EXERCISE DESCRIPTION | Without the pictures, write out all the lines below exactly as they appear.

RAW DATA |
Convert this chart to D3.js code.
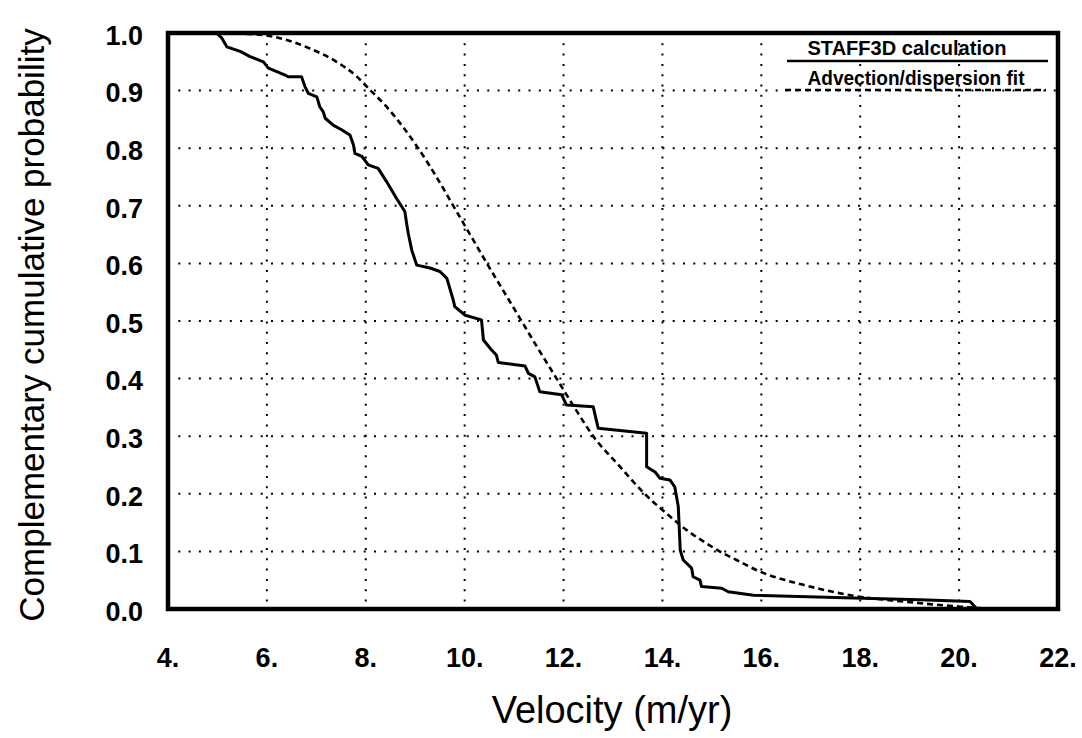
<!DOCTYPE html>
<html>
<head>
<meta charset="utf-8">
<script src="https://cdn.jsdelivr.net/npm/d3@7"></script>
<style>
  body { margin: 0; background: #fff; }
  svg { display: block; font-family: "Liberation Sans", Arial, Helvetica, sans-serif; }
</style>
</head>
<body>
<div id="chart"></div>
<script>
const staffVelocity = [4.98, 5.09, 5.19, 5.46, 5.66, 5.93, 6.03, 6.20, 6.37, 6.43, 6.70, 6.77, 6.84, 7.01, 7.07,
    7.14, 7.18, 7.34, 7.51, 7.68, 7.75, 7.78, 7.92, 8.05, 8.25, 8.42, 8.62, 8.79, 8.83, 8.86, 8.93, 9.03,
    9.30, 9.50, 9.64, 9.77, 9.80, 10.01, 10.34, 10.38, 10.54, 10.64, 10.68, 11.22, 11.29, 11.42, 11.52,
    11.96, 12.06, 12.60, 12.70, 13.68, 13.68, 13.85, 13.95, 14.15, 14.25, 14.32, 14.36, 14.42, 14.59,
    14.62, 14.76, 14.79, 15.20, 15.33, 15.84, 17.86, 19.21, 20.22, 20.32, 20.36];
const staffProb = [1.0, 0.991, 0.976, 0.968, 0.959, 0.950, 0.939, 0.933, 0.927, 0.924, 0.924, 0.907, 0.895, 0.889, 0.872,
    0.863, 0.852, 0.840, 0.832, 0.823, 0.806, 0.791, 0.786, 0.771, 0.765, 0.742, 0.713, 0.690, 0.667, 0.652, 0.623, 0.597,
    0.592, 0.586, 0.574, 0.536, 0.525, 0.510, 0.502, 0.467, 0.450, 0.441, 0.428, 0.422, 0.409, 0.403, 0.377,
    0.372, 0.354, 0.351, 0.314, 0.305, 0.247, 0.238, 0.227, 0.224, 0.212, 0.178, 0.102, 0.085, 0.071,
    0.056, 0.050, 0.039, 0.036, 0.030, 0.024, 0.019, 0.016, 0.013, 0.004, 0.0];

// Advection/dispersion fit (smooth curve)
const fitVelocity = [4.98, 5.86, 6.40, 6.87, 7.41, 7.81, 8.10, 8.42, 8.76, 9.06, 9.43, 9.77, 10.11, 10.45, 10.80,
    11.15, 11.50, 11.86, 12.22, 12.60, 13.10, 13.64, 14.08, 14.49, 14.89, 15.20, 15.50, 15.97, 16.85,
    17.86, 18.87, 19.88, 20.56, 21.23, 22.0];
const fitProb = [1.0, 0.997, 0.988, 0.973, 0.950, 0.925, 0.900, 0.872, 0.836, 0.800, 0.750, 0.700, 0.650, 0.600, 0.550,
    0.500, 0.450, 0.400, 0.350, 0.300, 0.251, 0.200, 0.166, 0.137, 0.114, 0.098, 0.085, 0.065, 0.042,
    0.023, 0.013, 0.005, 0.001, 0.0, 0.0];

const xTicks = [4, 6, 8, 10, 12, 14, 16, 18, 20, 22];
const yTicks = [0.0, 0.1, 0.2, 0.3, 0.4, 0.5, 0.6, 0.7, 0.8, 0.9, 1.0];
const legendLabels = ['STAFF3D calculation', 'Advection/dispersion fit'];

const width = 1082, height = 738;
const plotLeft = 168, plotRight = 1058, plotTop = 33, plotBottom = 609;

const svg = d3.select('#chart').append('svg')
    .attr('width', width)
    .attr('height', height);

const x = d3.scaleLinear().domain([4, 22]).range([plotLeft, plotRight]);
const y = d3.scaleLinear().domain([0, 1]).range([plotBottom, plotTop]);

// dotted grid
svg.append('g').selectAll('line')
    .data(xTicks.filter(d => d > 4 && d < 22))
    .join('line')
    .attr('x1', d => x(d)).attr('x2', d => x(d))
    .attr('y1', plotTop).attr('y2', plotBottom)
    .attr('stroke', '#000')
    .attr('stroke-width', 2)
    .attr('stroke-dasharray', '2 8.3');
svg.append('g').selectAll('line')
    .data(yTicks.filter(d => d > 0 && d < 1))
    .join('line')
    .attr('x1', plotLeft).attr('x2', plotRight)
    .attr('y1', d => y(d)).attr('y2', d => y(d))
    .attr('stroke', '#000')
    .attr('stroke-width', 2)
    .attr('stroke-dasharray', '2 8.3');

// curves
const staffLine = d3.line()
    .x(d => x(d[0]))
    .y(d => y(d[1]));
svg.append('path')
    .datum(d3.zip(staffVelocity, staffProb))
    .attr('d', staffLine)
    .attr('fill', 'none')
    .attr('stroke', '#000')
    .attr('stroke-width', 3)
    .attr('stroke-linejoin', 'round');

const fitLine = d3.line()
    .x(d => x(d[0]))
    .y(d => y(d[1]))
    .curve(d3.curveMonotoneX);
svg.append('path')
    .datum(d3.zip(fitVelocity, fitProb))
    .attr('d', fitLine)
    .attr('fill', 'none')
    .attr('stroke', '#000')
    .attr('stroke-width', 2.6)
    .attr('stroke-dasharray', '6 4');

// frame
svg.append('rect')
    .attr('x', plotLeft).attr('y', plotTop)
    .attr('width', plotRight - plotLeft).attr('height', plotBottom - plotTop)
    .attr('fill', 'none')
    .attr('stroke', '#000')
    .attr('stroke-width', 4.5);

// tick labels
svg.append('g').selectAll('text')
    .data(yTicks)
    .join('text')
    .attr('x', 143)
    .attr('y', d => y(d) + 2)
    .attr('dy', '0.36em')
    .attr('text-anchor', 'end')
    .attr('font-size', 27)
    .attr('font-weight', 'bold')
    .text(d => d.toFixed(1));

svg.append('g').selectAll('text')
    .data(xTicks)
    .join('text')
    .attr('x', d => x(d))
    .attr('y', 667)
    .attr('text-anchor', 'middle')
    .attr('font-size', 27)
    .attr('font-weight', 'bold')
    .text(d => d + '.');

// axis titles
svg.append('text')
    .attr('x', 612)
    .attr('y', 723)
    .attr('text-anchor', 'middle')
    .attr('font-size', 38)
    .text('Velocity (m/yr)');

svg.append('text')
    .attr('transform', 'translate(44,325) rotate(-90)')
    .attr('text-anchor', 'middle')
    .attr('font-size', 35)
    .text('Complementary cumulative probability');

// legend
const legendY = [55, 85];
const legend = svg.append('g');
legend.selectAll('text')
    .data(legendLabels)
    .join('text')
    .attr('x', (d, i) => i === 0 ? 907 : 916)
    .attr('y', (d, i) => legendY[i])
    .attr('text-anchor', 'middle')
    .attr('font-size', 21)
    .attr('font-weight', 'bold')
    .attr('textLength', (d, i) => i === 0 ? 199 : 217)
    .attr('lengthAdjust', 'spacingAndGlyphs')
    .text(d => d);
legend.append('line')
    .attr('x1', 787).attr('x2', 1048)
    .attr('y1', 61).attr('y2', 61)
    .attr('stroke', '#000').attr('stroke-width', 2.5);
legend.append('line')
    .attr('x1', 785).attr('x2', 1046)
    .attr('y1', 90).attr('y2', 90)
    .attr('stroke', '#000').attr('stroke-width', 2.5)
    .attr('stroke-dasharray', '6 4');
</script>
</body>
</html>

OUTPUT FOR THIS TASK |
Convert this chart to D3.js code.
<!DOCTYPE html>
<html>
<head>
<meta charset="utf-8">
<script src="https://cdn.jsdelivr.net/npm/d3@7"></script>
<style>
  body { margin: 0; background: #fff; }
  svg { display: block; font-family: "Liberation Sans", Arial, Helvetica, sans-serif; }
</style>
</head>
<body>
<div id="chart"></div>
<script>
const staffVelocity = [4.98, 5.09, 5.19, 5.46, 5.66, 5.93, 6.03, 6.20, 6.37, 6.43, 6.70, 6.77, 6.84, 7.01, 7.07,
    7.14, 7.18, 7.34, 7.51, 7.68, 7.75, 7.78, 7.92, 8.05, 8.25, 8.42, 8.62, 8.79, 8.83, 8.86, 8.93, 9.03,
    9.30, 9.50, 9.64, 9.77, 9.80, 10.01, 10.34, 10.38, 10.54, 10.64, 10.68, 11.22, 11.29, 11.42, 11.52,
    11.96, 12.06, 12.60, 12.70, 13.68, 13.68, 13.85, 13.95, 14.15, 14.25, 14.32, 14.36, 14.42, 14.59,
    14.62, 14.76, 14.79, 15.20, 15.33, 15.84, 17.86, 19.21, 20.22, 20.32, 20.36];
const staffProb = [1.0, 0.991, 0.976, 0.968, 0.959, 0.950, 0.939, 0.933, 0.927, 0.924, 0.924, 0.907, 0.895, 0.889, 0.872,
    0.863, 0.852, 0.840, 0.832, 0.823, 0.806, 0.791, 0.786, 0.771, 0.765, 0.742, 0.713, 0.690, 0.667, 0.652, 0.623, 0.597,
    0.592, 0.586, 0.574, 0.536, 0.525, 0.510, 0.502, 0.467, 0.450, 0.441, 0.428, 0.422, 0.409, 0.403, 0.377,
    0.372, 0.354, 0.351, 0.314, 0.305, 0.247, 0.238, 0.227, 0.224, 0.212, 0.178, 0.102, 0.085, 0.071,
    0.056, 0.050, 0.039, 0.036, 0.030, 0.024, 0.019, 0.016, 0.013, 0.004, 0.0];

// Advection/dispersion fit (smooth curve)
const fitVelocity = [4.98, 5.86, 6.40, 6.87, 7.41, 7.81, 8.10, 8.42, 8.76, 9.06, 9.43, 9.77, 10.11, 10.45, 10.80,
    11.15, 11.50, 11.86, 12.22, 12.60, 13.10, 13.64, 14.08, 14.49, 14.89, 15.20, 15.50, 15.97, 16.85,
    17.86, 18.87, 19.88, 20.56, 21.23, 22.0];
const fitProb = [1.0, 0.997, 0.988, 0.973, 0.950, 0.925, 0.900, 0.872, 0.836, 0.800, 0.750, 0.700, 0.650, 0.600, 0.550,
    0.500, 0.450, 0.400, 0.350, 0.300, 0.251, 0.200, 0.166, 0.137, 0.114, 0.098, 0.085, 0.065, 0.042,
    0.023, 0.013, 0.005, 0.001, 0.0, 0.0];

const xTicks = [4, 6, 8, 10, 12, 14, 16, 18, 20, 22];
const yTicks = [0.0, 0.1, 0.2, 0.3, 0.4, 0.5, 0.6, 0.7, 0.8, 0.9, 1.0];
const legendLabels = ['STAFF3D calculation', 'Advection/dispersion fit'];

const width = 1082, height = 738;
const plotLeft = 168, plotRight = 1058, plotTop = 33, plotBottom = 609;

const svg = d3.select('#chart').append('svg')
    .attr('width', width)
    .attr('height', height);

const x = d3.scaleLinear().domain([4, 22]).range([plotLeft, plotRight]);
const y = d3.scaleLinear().domain([0, 1]).range([plotBottom, plotTop]);

// dotted grid
svg.append('g').selectAll('line')
    .data(xTicks.filter(d => d > 4 && d < 22))
    .join('line')
    .attr('x1', d => x(d)).attr('x2', d => x(d))
    .attr('y1', plotTop).attr('y2', plotBottom)
    .attr('stroke', '#000')
    .attr('stroke-width', 2)
    .attr('stroke-dasharray', '2 8.3');
svg.append('g').selectAll('line')
    .data(yTicks.filter(d => d > 0 && d < 1))
    .join('line')
    .attr('x1', plotLeft).attr('x2', plotRight)
    .attr('y1', d => y(d)).attr('y2', d => y(d))
    .attr('stroke', '#000')
    .attr('stroke-width', 2)
    .attr('stroke-dasharray', '2 8.3');

// curves
const staffLine = d3.line()
    .x(d => x(d[0]))
    .y(d => y(d[1]));
svg.append('path')
    .datum(d3.zip(staffVelocity, staffProb))
    .attr('d', staffLine)
    .attr('fill', 'none')
    .attr('stroke', '#000')
    .attr('stroke-width', 3)
    .attr('stroke-linejoin', 'round');

const fitLine = d3.line()
    .x(d => x(d[0]))
    .y(d => y(d[1]))
    .curve(d3.curveMonotoneX);
svg.append('path')
    .datum(d3.zip(fitVelocity, fitProb))
    .attr('d', fitLine)
    .attr('fill', 'none')
    .attr('stroke', '#000')
    .attr('stroke-width', 2.6)
    .attr('stroke-dasharray', '6 4');

// frame
svg.append('rect')
    .attr('x', plotLeft).attr('y', plotTop)
    .attr('width', plotRight - plotLeft).attr('height', plotBottom - plotTop)
    .attr('fill', 'none')
    .attr('stroke', '#000')
    .attr('stroke-width', 4.5);

// tick labels
svg.append('g').selectAll('text')
    .data(yTicks)
    .join('text')
    .attr('x', 143)
    .attr('y', d => y(d) + 2)
    .attr('dy', '0.36em')
    .attr('text-anchor', 'end')
    .attr('font-size', 27)
    .attr('font-weight', 'bold')
    .text(d => d.toFixed(1));

svg.append('g').selectAll('text')
    .data(xTicks)
    .join('text')
    .attr('x', d => x(d))
    .attr('y', 667)
    .attr('text-anchor', 'middle')
    .attr('font-size', 27)
    .attr('font-weight', 'bold')
    .text(d => d + '.');

// axis titles
svg.append('text')
    .attr('x', 612)
    .attr('y', 723)
    .attr('text-anchor', 'middle')
    .attr('font-size', 38)
    .text('Velocity (m/yr)');

svg.append('text')
    .attr('transform', 'translate(44,325) rotate(-90)')
    .attr('text-anchor', 'middle')
    .attr('font-size', 35)
    .text('Complementary cumulative probability');

// legend
const legendY = [55, 85];
const legend = svg.append('g');
legend.selectAll('text')
    .data(legendLabels)
    .join('text')
    .attr('x', (d, i) => i === 0 ? 907 : 916)
    .attr('y', (d, i) => legendY[i])
    .attr('text-anchor', 'middle')
    .attr('font-size', 21)
    .attr('font-weight', 'bold')
    .attr('textLength', (d, i) => i === 0 ? 199 : 217)
    .attr('lengthAdjust', 'spacingAndGlyphs')
    .text(d => d);
legend.append('line')
    .attr('x1', 787).attr('x2', 1048)
    .attr('y1', 61).attr('y2', 61)
    .attr('stroke', '#000').attr('stroke-width', 2.5);
legend.append('line')
    .attr('x1', 785).attr('x2', 1046)
    .attr('y1', 90).attr('y2', 90)
    .attr('stroke', '#000').attr('stroke-width', 2.5)
    .attr('stroke-dasharray', '6 4');
</script>
</body>
</html>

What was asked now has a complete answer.